◆ EXERCISE PROMPT
Leave out the pictures and restate the rest of the data exactly.

◆ RAW DATA
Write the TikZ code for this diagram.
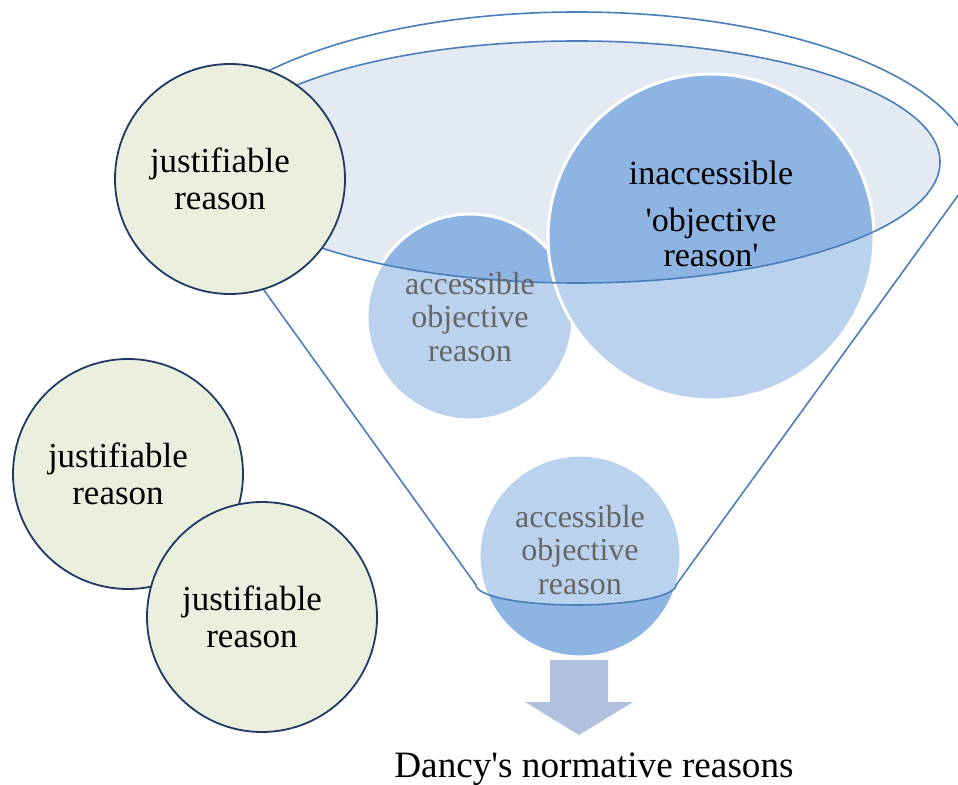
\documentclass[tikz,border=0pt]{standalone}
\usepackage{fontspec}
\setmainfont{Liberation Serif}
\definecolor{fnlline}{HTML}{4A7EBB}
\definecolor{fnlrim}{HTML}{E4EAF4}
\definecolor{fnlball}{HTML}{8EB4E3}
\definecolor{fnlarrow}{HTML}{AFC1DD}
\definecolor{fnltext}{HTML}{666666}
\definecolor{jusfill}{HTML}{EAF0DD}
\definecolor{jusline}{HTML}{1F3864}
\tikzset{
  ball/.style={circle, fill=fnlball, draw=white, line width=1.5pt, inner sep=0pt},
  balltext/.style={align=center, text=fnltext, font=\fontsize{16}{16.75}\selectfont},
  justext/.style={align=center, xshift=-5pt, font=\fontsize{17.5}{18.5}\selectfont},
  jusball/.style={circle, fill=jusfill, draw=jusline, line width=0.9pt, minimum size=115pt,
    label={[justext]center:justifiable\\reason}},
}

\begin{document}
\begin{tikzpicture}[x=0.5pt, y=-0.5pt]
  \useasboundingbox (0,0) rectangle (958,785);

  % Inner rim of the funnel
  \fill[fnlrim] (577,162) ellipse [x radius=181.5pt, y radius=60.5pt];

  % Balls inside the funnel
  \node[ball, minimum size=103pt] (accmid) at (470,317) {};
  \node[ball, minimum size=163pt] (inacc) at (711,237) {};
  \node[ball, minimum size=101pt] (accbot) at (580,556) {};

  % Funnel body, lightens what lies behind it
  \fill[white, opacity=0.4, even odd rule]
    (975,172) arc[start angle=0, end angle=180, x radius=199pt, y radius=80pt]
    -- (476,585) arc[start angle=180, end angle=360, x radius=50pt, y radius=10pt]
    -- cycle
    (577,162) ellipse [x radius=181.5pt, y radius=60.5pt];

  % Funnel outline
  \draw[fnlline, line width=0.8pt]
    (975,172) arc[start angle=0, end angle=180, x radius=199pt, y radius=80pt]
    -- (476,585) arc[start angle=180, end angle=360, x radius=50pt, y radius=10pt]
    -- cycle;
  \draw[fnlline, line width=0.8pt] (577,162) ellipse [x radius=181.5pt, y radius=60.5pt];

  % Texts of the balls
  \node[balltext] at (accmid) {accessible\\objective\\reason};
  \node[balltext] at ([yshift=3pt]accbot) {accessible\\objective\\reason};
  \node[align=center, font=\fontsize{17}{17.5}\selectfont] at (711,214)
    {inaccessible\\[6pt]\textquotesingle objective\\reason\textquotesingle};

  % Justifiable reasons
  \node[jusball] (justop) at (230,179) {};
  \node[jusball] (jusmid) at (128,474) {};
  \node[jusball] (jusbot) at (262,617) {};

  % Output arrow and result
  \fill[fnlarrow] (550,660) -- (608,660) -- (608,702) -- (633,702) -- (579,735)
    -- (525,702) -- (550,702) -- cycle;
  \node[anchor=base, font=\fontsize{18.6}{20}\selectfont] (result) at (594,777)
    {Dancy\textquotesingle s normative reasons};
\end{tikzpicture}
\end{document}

◆ WRITTEN ANSWER
Write the TikZ code for this diagram.
\documentclass[tikz,border=0pt]{standalone}
\usepackage{fontspec}
\setmainfont{Liberation Serif}
\definecolor{fnlline}{HTML}{4A7EBB}
\definecolor{fnlrim}{HTML}{E4EAF4}
\definecolor{fnlball}{HTML}{8EB4E3}
\definecolor{fnlarrow}{HTML}{AFC1DD}
\definecolor{fnltext}{HTML}{666666}
\definecolor{jusfill}{HTML}{EAF0DD}
\definecolor{jusline}{HTML}{1F3864}
\tikzset{
  ball/.style={circle, fill=fnlball, draw=white, line width=1.5pt, inner sep=0pt},
  balltext/.style={align=center, text=fnltext, font=\fontsize{16}{16.75}\selectfont},
  justext/.style={align=center, xshift=-5pt, font=\fontsize{17.5}{18.5}\selectfont},
  jusball/.style={circle, fill=jusfill, draw=jusline, line width=0.9pt, minimum size=115pt,
    label={[justext]center:justifiable\\reason}},
}

\begin{document}
\begin{tikzpicture}[x=0.5pt, y=-0.5pt]
  \useasboundingbox (0,0) rectangle (958,785);

  % Inner rim of the funnel
  \fill[fnlrim] (577,162) ellipse [x radius=181.5pt, y radius=60.5pt];

  % Balls inside the funnel
  \node[ball, minimum size=103pt] (accmid) at (470,317) {};
  \node[ball, minimum size=163pt] (inacc) at (711,237) {};
  \node[ball, minimum size=101pt] (accbot) at (580,556) {};

  % Funnel body, lightens what lies behind it
  \fill[white, opacity=0.4, even odd rule]
    (975,172) arc[start angle=0, end angle=180, x radius=199pt, y radius=80pt]
    -- (476,585) arc[start angle=180, end angle=360, x radius=50pt, y radius=10pt]
    -- cycle
    (577,162) ellipse [x radius=181.5pt, y radius=60.5pt];

  % Funnel outline
  \draw[fnlline, line width=0.8pt]
    (975,172) arc[start angle=0, end angle=180, x radius=199pt, y radius=80pt]
    -- (476,585) arc[start angle=180, end angle=360, x radius=50pt, y radius=10pt]
    -- cycle;
  \draw[fnlline, line width=0.8pt] (577,162) ellipse [x radius=181.5pt, y radius=60.5pt];

  % Texts of the balls
  \node[balltext] at (accmid) {accessible\\objective\\reason};
  \node[balltext] at ([yshift=3pt]accbot) {accessible\\objective\\reason};
  \node[align=center, font=\fontsize{17}{17.5}\selectfont] at (711,214)
    {inaccessible\\[6pt]\textquotesingle objective\\reason\textquotesingle};

  % Justifiable reasons
  \node[jusball] (justop) at (230,179) {};
  \node[jusball] (jusmid) at (128,474) {};
  \node[jusball] (jusbot) at (262,617) {};

  % Output arrow and result
  \fill[fnlarrow] (550,660) -- (608,660) -- (608,702) -- (633,702) -- (579,735)
    -- (525,702) -- (550,702) -- cycle;
  \node[anchor=base, font=\fontsize{18.6}{20}\selectfont] (result) at (594,777)
    {Dancy\textquotesingle s normative reasons};
\end{tikzpicture}
\end{document}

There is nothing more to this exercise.